Given request:
Copy the records below exactly, starting at the line that contains "Give me the" and ending at the line that contains "from matplotlib.ticker import FixedLocator"; leave out any pictures.

— Begin —

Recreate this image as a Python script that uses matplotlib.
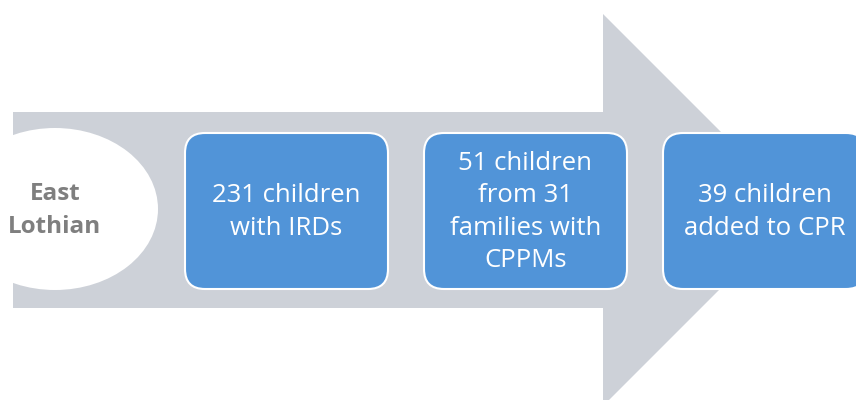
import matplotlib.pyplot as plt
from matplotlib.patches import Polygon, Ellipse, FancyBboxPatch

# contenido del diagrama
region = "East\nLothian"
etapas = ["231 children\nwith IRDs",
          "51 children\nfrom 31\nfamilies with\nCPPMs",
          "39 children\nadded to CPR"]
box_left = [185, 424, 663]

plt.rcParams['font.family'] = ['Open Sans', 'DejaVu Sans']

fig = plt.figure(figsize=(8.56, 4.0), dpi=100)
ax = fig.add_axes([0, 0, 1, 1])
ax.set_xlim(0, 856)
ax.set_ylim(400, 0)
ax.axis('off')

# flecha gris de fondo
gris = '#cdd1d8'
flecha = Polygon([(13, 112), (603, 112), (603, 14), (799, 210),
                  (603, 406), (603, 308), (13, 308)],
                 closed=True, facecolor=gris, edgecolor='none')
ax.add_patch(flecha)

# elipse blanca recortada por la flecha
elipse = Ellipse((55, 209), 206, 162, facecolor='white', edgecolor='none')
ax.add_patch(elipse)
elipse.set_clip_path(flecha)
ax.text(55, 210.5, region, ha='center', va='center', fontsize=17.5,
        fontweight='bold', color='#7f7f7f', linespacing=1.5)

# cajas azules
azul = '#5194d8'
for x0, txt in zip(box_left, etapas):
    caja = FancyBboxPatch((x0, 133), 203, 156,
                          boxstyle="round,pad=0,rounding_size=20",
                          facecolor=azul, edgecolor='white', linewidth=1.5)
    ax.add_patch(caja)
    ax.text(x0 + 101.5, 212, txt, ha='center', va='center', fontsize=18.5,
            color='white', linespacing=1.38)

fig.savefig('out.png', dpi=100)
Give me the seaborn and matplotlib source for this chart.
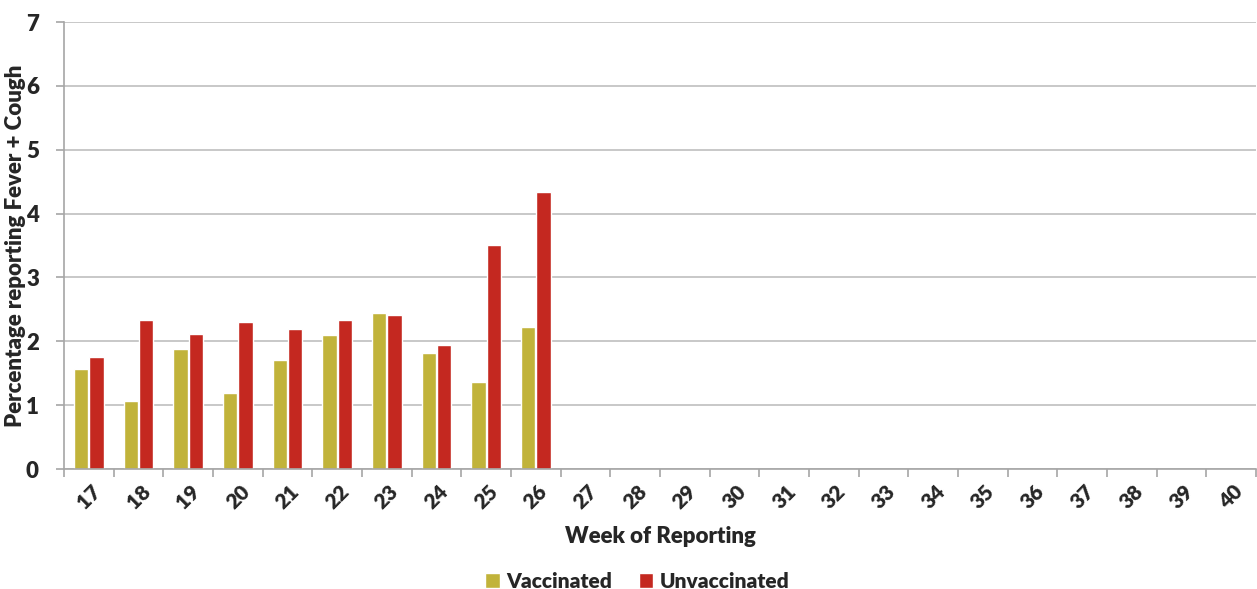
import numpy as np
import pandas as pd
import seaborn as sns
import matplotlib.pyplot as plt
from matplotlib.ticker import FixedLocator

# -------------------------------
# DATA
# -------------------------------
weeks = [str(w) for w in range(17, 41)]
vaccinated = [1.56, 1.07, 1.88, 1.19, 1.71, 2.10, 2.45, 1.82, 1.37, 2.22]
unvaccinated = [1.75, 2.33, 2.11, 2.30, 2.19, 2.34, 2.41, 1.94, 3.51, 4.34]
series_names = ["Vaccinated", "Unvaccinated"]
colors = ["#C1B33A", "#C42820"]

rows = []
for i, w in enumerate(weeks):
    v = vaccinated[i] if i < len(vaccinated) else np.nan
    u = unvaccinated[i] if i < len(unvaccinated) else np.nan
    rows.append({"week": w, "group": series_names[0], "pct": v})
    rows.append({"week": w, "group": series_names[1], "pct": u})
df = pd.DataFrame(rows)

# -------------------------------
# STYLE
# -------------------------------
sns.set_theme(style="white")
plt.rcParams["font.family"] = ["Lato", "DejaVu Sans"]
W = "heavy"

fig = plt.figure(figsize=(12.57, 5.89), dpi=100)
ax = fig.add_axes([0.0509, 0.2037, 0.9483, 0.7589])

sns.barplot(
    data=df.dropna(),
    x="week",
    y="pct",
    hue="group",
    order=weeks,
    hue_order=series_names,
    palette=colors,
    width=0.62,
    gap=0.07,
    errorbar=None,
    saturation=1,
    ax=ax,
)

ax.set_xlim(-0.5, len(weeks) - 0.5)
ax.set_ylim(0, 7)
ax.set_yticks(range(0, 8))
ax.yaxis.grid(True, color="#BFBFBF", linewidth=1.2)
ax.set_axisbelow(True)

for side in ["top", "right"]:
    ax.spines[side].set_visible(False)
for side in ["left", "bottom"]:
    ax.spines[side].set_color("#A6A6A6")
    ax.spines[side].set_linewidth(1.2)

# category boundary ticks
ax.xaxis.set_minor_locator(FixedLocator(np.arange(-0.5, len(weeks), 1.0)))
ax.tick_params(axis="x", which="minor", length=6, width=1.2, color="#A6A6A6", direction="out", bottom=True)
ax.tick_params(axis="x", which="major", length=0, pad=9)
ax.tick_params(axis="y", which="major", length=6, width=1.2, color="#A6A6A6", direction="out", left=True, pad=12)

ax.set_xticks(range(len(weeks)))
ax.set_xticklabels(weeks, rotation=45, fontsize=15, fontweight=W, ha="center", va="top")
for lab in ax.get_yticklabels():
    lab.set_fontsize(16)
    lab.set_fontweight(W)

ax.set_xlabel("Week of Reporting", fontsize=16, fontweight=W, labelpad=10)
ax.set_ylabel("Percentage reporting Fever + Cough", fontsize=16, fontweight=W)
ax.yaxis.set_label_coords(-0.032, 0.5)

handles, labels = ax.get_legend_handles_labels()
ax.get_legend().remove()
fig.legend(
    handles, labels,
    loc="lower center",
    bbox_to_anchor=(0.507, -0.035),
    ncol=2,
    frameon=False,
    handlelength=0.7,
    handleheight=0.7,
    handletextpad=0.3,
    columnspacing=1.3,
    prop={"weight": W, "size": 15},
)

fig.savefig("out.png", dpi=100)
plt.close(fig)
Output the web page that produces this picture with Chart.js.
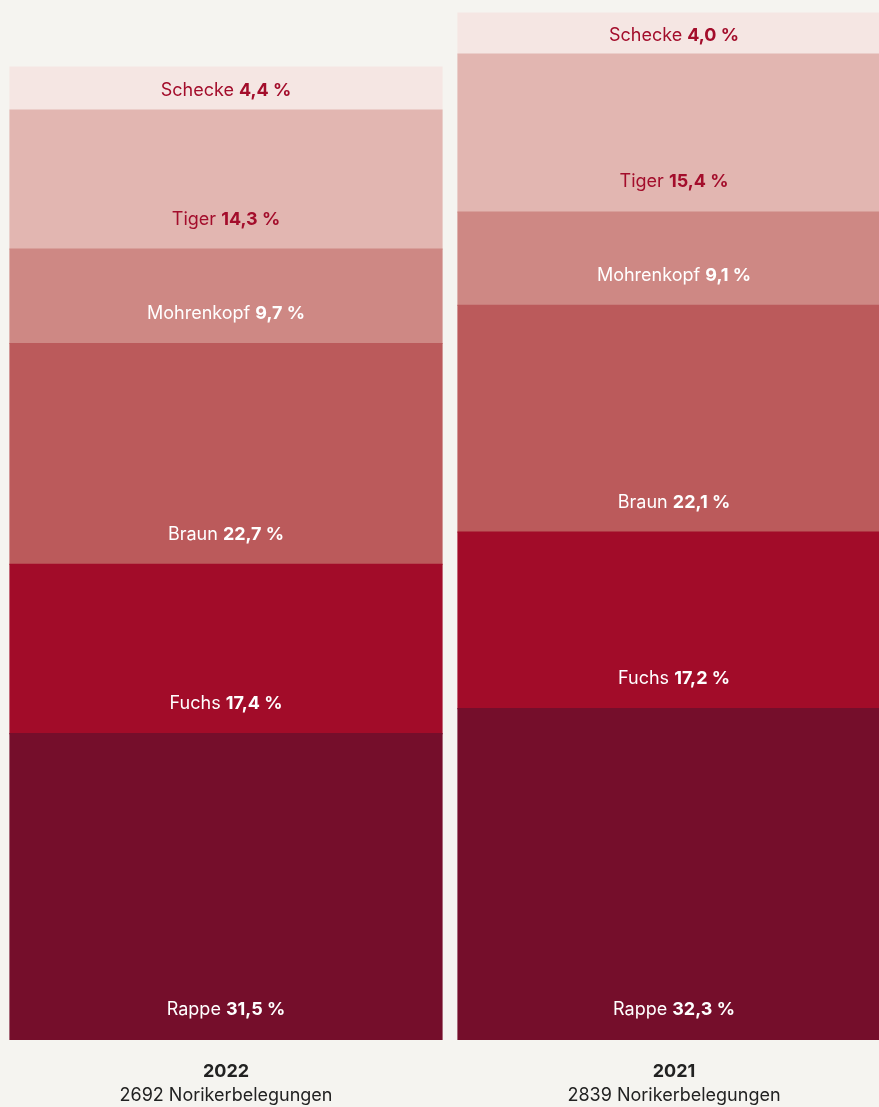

— End —

Task answer:
Give me the seaborn and matplotlib source for this chart.
import numpy as np
import pandas as pd
import seaborn as sns
import matplotlib.pyplot as plt
from matplotlib.ticker import FixedLocator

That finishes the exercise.